FG ramps up crude oil output amidst fall in global demand
The Federal Government has started to ramp up crude oil production, despite struggling to find buyers with COVID-19 having destroyed demand around the globe.
“As of Monday, Nigeria produced 2.3 million barrels of crude oil, including condensates,” Mele Kyari, NNPC Group Managing Director, said in a statement.
That came a week after the March 31 expiry of a deal between OPEC and allies to limit output to support prices. On March 6, the parties failed to agree a rollover deal to combat the impact of the coronavirus pandemic.
Since April 1, OPEC members have been able to adopt a pump-at-will strategy in the wake of a 70% fall in oil prices.
OPEC and its allies are in the midst of coordinating new output cuts with the help of other oil producers such as the US, Canada and the US. A webinar meeting is scheduled for Thursday.
Nigeria’s petroleum ministry said it “is prepared to join the rest of the world in making the necessary sacrifices needed to stabilize the crude oil market; and to prevent what is likely to be a major global economic meltdown.”
Nigeria, Africa’s top oil producer, was not totally compliant with its quotas in the recent OPEC/non-OPEC agreements, according to data from the Platts OPEC Survey.
The country has found it hard to curtail its output under the OPEC quotas due to the 205,000 b/d Egina field, which started up in December 2018.
Kyari said all Nigeria’s export terminals were still operating despite COVID-19.
The main impact from the pandemic on Nigeria’s oil sector has been on the demand side. Nigerian crude has been struggling to find ample demand in this crisis, Kyari said.

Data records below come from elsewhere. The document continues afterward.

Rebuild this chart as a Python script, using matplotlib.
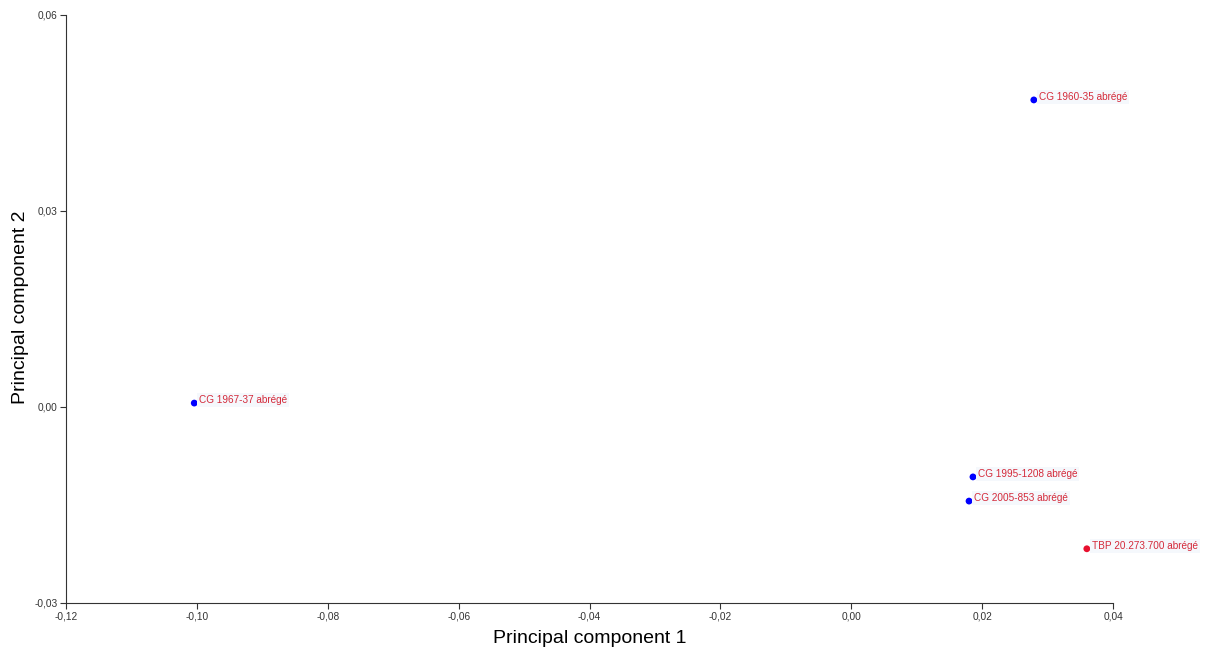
import matplotlib
matplotlib.use("Agg")
import matplotlib.pyplot as plt
from matplotlib.ticker import FuncFormatter, MultipleLocator

labels = ["CG 1960-35 abrégé", "CG 1967-37 abrégé", "CG 1995-1208 abrégé",
          "CG 2005-853 abrégé", "TBP 20.273.700 abrégé"]
pc1 = [0.0279, -0.1004, 0.0186, 0.0180, 0.0360]
pc2 = [0.0470, 0.0006, -0.0107, -0.0144, -0.0217]
colors = ["#0000ff", "#0000ff", "#0000ff", "#0000ff", "#e8102e"]

plt.rcParams['font.family'] = ['Liberation Sans', 'DejaVu Sans']

fig = plt.figure(figsize=(12.05, 6.53), dpi=100)
ax = fig.add_axes([66/1205, 1-603/653, (1113-66)/1205, (603-15)/653])

ax.scatter(pc1, pc2, c=colors, s=24, zorder=3, linewidths=0)
for x, y, t in zip(pc1, pc2, labels):
    ax.annotate(t, (x, y), xytext=(3.5, 2), textcoords="offset points",
                fontsize=7.2, color="#d42a3a", va="center", ha="left",
                bbox=dict(boxstyle="square,pad=0.2", fc="#f5f8fc", ec="none"))

ax.set_xlim(-0.12, 0.04)
ax.set_ylim(-0.03, 0.06)
ax.xaxis.set_major_locator(MultipleLocator(0.02))
ax.yaxis.set_major_locator(MultipleLocator(0.03))
fmt = FuncFormatter(lambda v, p: f"{v:.2f}".replace(".", ",").replace("-0,00", "0,00"))
ax.xaxis.set_major_formatter(fmt)
ax.yaxis.set_major_formatter(fmt)
ax.tick_params(labelsize=7.3, length=4, width=0.8, pad=2, color="#333333", labelcolor="#333333")
for s in ["top", "right"]:
    ax.spines[s].set_visible(False)
for s in ["left", "bottom"]:
    ax.spines[s].set_color("#333333")
    ax.spines[s].set_linewidth(0.8)

ax.set_xlabel("Principal component 1", fontsize=14)
ax.set_ylabel("Principal component 2", fontsize=14)
ax.xaxis.set_label_coords((590-66)/(1113-66), -(630-603)/(603-15))
ax.yaxis.set_label_coords(-(66-29)/(1113-66), (603-307)/(603-15))

fig.savefig("out.png", dpi=100)
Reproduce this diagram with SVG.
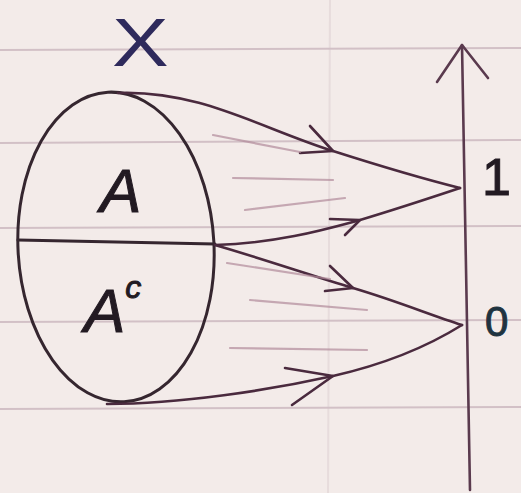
<svg xmlns="http://www.w3.org/2000/svg" width="521" height="493" viewBox="0 0 521 493">
<defs>
<style>
.rule{stroke:#d2c0c6;stroke-width:2;fill:none}
.ink{stroke:#35262f;stroke-width:3;fill:none;stroke-linecap:round;stroke-linejoin:round}
.arr{stroke:#4a2a3e;stroke-width:2.6;fill:none;stroke-linecap:round;stroke-linejoin:round}
.faint{stroke:#b08a9a;stroke-width:2.2;fill:none;stroke-linecap:round;opacity:0.7}
.hand{font-family:"Liberation Sans",Arial,sans-serif;fill:#221a22;stroke:#221a22;stroke-width:1}
</style>
</defs>
<rect width="521" height="493" fill="#f3ebe9"/>
<g id="paper">
<path class="rule" d="M0 50 L521 48"/>
<path class="rule" d="M0 143 L521 140"/>
<path class="rule" d="M0 228 L521 226"/>
<path class="rule" d="M0 322 L521 320"/>
<path class="rule" d="M0 409 L521 407"/>
<path class="rule" d="M330 0 L328 493" style="opacity:0.35"/>
</g>
<g id="set-X">
<ellipse class="ink" cx="116" cy="247" rx="98" ry="155" transform="rotate(-3 116 247)"/>
<path class="ink" d="M18 240 L215 244"/>
<text x="112" y="66" font-size="68" style="font-family:'Liberation Sans',Arial,sans-serif;fill:#2e2a5c" transform="translate(112 66) scale(1.25 1) translate(-112 -66)">X</text>
</g>
<g id="A"><text class="hand" x="100" y="212" font-size="62" font-style="italic">A</text></g>
<g id="Ac"><text class="hand" x="84" y="332" font-size="62" font-style="italic">A<tspan font-size="32" dy="-34">c</tspan></text></g>
<g id="axis">
<path class="ink" d="M470 490 L462 45" style="stroke:#5a3a4e;stroke-width:2.6"/>
<path class="ink" d="M437 82 L462 45 L488 78" style="stroke:#5a3a4e;stroke-width:2.6"/>
</g>
<g id="val1"><text class="hand" x="482" y="195" font-size="52">1</text></g>
<g id="val0"><text class="hand" x="485" y="336" font-size="42" style="fill:#1f3340;stroke:#1f3340">0</text></g>
<g id="connectors">
<path class="arr" d="M118 93 C200 90 260 128 333 151 C380 166 420 178 460 188"/>
<path class="arr" d="M310 126 L333 151 L300 153"/>
<path class="arr" d="M215 245 C280 243 330 228 360 220 C400 208 430 198 460 188"/>
<path class="arr" d="M330 219 L360 220 L345 235"/>
<path class="arr" d="M215 245 C260 258 310 275 353 288 C400 302 430 315 462 325"/>
<path class="arr" d="M330 266 L353 288 L325 291"/>
<path class="arr" d="M107 404 C180 404 270 390 333 376 C390 363 430 345 462 325"/>
<path class="arr" d="M285 368 L333 376 L292 405"/>
<path class="faint" d="M213 135 L300 152"/>
<path class="faint" d="M233 178 L333 180"/>
<path class="faint" d="M245 210 L345 198"/>
<path class="faint" d="M227 263 L330 279"/>
<path class="faint" d="M250 300 L367 310"/>
<path class="faint" d="M230 348 L367 350"/>
</g>
</svg>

Nigeria had to slash the official selling price for its crudes to a record low in April to compete with other crudes.
Trading sources have said there were around 15 million-20 million barrels of Nigerian crude unsold in April, around 25% of its total oil exports.
Kyari said prices were not expected to go below the $20/b they approached last week. “I am certain, all things being equal, oil price will bounce back,” he said, adding Nigeria’s crude remained the target of refiners in Europe and Asia.
“The key issue in crude oil business is market fundamentals of demand/supply. I believe COVID-19 will subside and countries will come back to life.”
Nigeria’s crude oil is light and sweet — low in sulfur and with a good yield of diesel, gasoline and jet fuel, which are the most profitable products for global refineries.
But with demand for gasoline and jet fuel in the doldrums, Nigerian crude values have plunged dramatically. Bonny Light was assessed at a discount of $4.85/b to Dated Brent on Wednesday, its lowest level since at least July 2001, when S&P Global Platts started the assessments.
At the start of the year, Bonny Light was trading at a premium of $1.70/b to Dated Brent, Platts data showed.
The OPEC member is hoping to cut its benchmark oil price assumption in its budget to $30/b from $57/b following recent events.
Kyari said Nigeria had 2.6 billion litres of petrol in stock, which would serve the country’s needs for the next two months, with no disruptions, expected in its supply and distribution value chains.
Gasoline demand in Nigeria has fallen sharply as parts of the country have been in lockdown since last week.
Nigeria, typically consumes 1 million-1.25 million mt of gasoline per month.
Last week, Nigeria cut its domestic pump price for gasoline for the second time in a month to Naira 123.50/liter (33 cents/liter) — one of the lowest prices globally — from Naira 145/liter early March.
The regulator Petroleum Products Pricing Regulatory Agency, which sets domestic pump prices, has said that prices would be reviewed monthly and adjusted depending on fundamentals in the international market.
Nigeria had maintained a capped pump price of gasoline, which is bought on the wholesale market on a dollar-denominated basis, at Naira 145/liter since May 2016. The government then pays a subsidy — the difference between the landing cost and the regulated pump price.
Nigeria imports almost all the petrol it consumes locally due to the poor performance of the four state-owned refineries.